Even the name of the country's FA, Football Federation American Samoa, seems backward

Since that loss, American Samoa had seemed to be making little progress, losing routinely and heavily against the likes of Vanuatu, Papua New Guinea and Fiji. In a country where American Football appears to be more popular, coupled with a smaller population than most of their opponents, this may not appear to be much of a surprise, but this incredible losing run earned the side a kind of cult following – well as much is as possible for a tiny island in the Pacific. People from across the world marveled at the haplessness of the team and decided to follow their seemingly hopeless plight.

The 2011 Pacific Games brought further misery for the players but further joy for the cult following that seemed to revel in American Samoa’s prolonged pain, celebrating each 10-0 loss as some kind of joke. The cult following were happy for the side to lose every game – should American Samoa somehow manage a victory, the enjoyment and humour extracted from following them would be lessened.

A narrow 4-0 loss to fellow no-hopers Tuvalu, a side coached by former Holland U-21 boss Foppe de Haan, seemed promising and bearable, and the same scoreline against the Solomon Islands was viewed as something of an achievement. A close 2-0 defeat to Guam showed considerable improvement from previous competitions but against regional heavyweights New Caledonia and Vanuatu, Iofi Lalogafuafua’s men went down 8-0, inevitably finishing bottom of their group with no points.

Their overseas “fans” rejoiced in another comically bad tournament for the Samoans, but many of the players had had their last opportunity to experience a win at international level – too old to play in future tournaments, they would be consigned to history as part of a side that became the laughing stock of international football.

What a shock then, when on 23 November 2011, the side managed the unthinkable and defeated Tonga 2-1 to scenes of jubilation and disbelief in Apia, Samoa, where the game was held. Many of the cult following probably had the opposite reaction – now they needed a new team to mock in pretend support, someone to patronise with fake encouragement.

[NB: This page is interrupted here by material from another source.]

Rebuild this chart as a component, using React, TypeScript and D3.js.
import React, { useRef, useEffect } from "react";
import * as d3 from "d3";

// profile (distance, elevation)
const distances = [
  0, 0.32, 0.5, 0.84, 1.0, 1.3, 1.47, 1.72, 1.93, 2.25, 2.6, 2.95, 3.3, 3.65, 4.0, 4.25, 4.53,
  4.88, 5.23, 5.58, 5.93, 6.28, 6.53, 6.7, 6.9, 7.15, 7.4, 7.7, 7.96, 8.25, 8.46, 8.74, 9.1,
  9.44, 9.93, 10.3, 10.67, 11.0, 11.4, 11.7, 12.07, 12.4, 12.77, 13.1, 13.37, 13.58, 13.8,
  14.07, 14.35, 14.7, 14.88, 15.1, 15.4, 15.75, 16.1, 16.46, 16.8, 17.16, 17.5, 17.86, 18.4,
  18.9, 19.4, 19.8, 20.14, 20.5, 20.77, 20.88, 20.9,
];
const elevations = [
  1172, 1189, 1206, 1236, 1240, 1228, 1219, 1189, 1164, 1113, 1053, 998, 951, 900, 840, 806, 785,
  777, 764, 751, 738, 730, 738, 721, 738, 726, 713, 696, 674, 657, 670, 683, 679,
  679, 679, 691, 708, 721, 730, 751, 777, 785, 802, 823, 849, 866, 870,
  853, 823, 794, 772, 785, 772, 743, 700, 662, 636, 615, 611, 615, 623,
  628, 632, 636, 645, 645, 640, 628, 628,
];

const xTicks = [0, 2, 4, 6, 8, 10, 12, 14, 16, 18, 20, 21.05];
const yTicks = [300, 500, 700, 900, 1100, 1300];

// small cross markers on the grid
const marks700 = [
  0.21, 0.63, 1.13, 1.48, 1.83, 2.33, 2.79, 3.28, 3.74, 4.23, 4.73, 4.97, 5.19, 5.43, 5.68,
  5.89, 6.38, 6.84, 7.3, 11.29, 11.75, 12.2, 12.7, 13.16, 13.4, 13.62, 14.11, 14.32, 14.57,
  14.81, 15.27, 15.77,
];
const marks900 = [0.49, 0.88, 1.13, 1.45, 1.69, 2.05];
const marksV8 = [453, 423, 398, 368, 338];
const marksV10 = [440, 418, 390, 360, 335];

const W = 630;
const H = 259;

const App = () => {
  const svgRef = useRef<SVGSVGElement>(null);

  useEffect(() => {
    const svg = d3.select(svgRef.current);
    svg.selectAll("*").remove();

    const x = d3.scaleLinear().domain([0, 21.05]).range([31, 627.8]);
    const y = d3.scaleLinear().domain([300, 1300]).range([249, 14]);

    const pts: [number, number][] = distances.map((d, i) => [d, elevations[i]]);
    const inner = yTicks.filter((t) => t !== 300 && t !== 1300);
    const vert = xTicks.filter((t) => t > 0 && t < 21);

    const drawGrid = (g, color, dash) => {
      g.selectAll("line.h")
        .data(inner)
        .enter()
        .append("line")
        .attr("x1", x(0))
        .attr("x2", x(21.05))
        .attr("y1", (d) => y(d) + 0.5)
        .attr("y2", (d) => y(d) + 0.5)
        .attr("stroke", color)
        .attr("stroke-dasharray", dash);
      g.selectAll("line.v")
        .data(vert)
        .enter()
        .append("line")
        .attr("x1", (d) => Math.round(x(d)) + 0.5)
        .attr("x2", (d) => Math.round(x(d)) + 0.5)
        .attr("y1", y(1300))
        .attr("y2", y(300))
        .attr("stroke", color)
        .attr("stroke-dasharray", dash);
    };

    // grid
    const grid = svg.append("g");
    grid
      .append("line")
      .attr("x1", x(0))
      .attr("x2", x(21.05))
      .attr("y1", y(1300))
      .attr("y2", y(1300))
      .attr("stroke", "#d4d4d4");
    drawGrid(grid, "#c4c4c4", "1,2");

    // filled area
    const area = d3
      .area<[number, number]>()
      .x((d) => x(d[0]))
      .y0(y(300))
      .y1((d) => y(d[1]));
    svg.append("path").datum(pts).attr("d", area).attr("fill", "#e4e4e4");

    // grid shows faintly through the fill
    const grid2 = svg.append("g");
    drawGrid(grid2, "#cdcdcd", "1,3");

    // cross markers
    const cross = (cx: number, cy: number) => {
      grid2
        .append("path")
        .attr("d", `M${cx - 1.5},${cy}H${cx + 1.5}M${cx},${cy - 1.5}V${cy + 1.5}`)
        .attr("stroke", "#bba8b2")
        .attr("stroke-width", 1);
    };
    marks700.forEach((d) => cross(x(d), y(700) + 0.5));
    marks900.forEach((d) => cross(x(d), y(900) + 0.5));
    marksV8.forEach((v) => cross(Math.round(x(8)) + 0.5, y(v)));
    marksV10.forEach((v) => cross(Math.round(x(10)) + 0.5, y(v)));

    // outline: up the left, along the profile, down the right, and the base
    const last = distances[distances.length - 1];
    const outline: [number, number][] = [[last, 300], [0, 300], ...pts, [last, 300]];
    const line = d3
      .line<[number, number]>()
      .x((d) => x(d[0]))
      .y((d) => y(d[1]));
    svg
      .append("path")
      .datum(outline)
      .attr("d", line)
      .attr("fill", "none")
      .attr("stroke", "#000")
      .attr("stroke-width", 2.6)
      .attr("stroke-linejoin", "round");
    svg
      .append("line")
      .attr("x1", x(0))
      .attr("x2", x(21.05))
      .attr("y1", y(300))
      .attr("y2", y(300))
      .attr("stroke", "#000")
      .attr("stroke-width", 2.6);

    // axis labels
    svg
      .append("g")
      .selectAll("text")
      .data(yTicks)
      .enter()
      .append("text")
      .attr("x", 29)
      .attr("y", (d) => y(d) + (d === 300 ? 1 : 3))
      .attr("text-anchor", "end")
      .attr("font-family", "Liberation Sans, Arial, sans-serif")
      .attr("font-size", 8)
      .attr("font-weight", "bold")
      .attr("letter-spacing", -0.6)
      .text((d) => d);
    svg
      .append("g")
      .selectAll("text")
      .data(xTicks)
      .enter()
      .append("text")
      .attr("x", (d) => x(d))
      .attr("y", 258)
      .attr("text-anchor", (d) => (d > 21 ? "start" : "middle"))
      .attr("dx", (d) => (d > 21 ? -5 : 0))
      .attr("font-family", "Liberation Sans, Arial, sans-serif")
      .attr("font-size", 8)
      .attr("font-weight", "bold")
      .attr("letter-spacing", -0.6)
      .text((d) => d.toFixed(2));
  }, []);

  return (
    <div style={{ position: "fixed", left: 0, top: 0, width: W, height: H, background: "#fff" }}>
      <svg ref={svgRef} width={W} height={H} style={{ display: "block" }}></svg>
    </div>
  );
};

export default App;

American Samoa celebrate their first official win in November 2011

It was no coincidence that the win came soon after the appointment of former D.C. United, Chivas USA and US U-20 coach Thomas Rongen, who clearly instilled belief and tactics to the side. After the win, Rongen stated “This is going to be part of soccer history, like the 31-0 against Australia was part of history”. He recognised that the team had come the full circle in media coverage – mocked for their sheer inability to compete in 2001, they were now being praised for an improbable victory against favoured opponents.

While winning in itself seemed distinctly unlike American Samoa, the fact that the second, clinching goal was tellingly scored by Shalom Luani, a 17 year old defender-turned striker, showed that American Samoa has not changed – it has merely evolved. And good for them.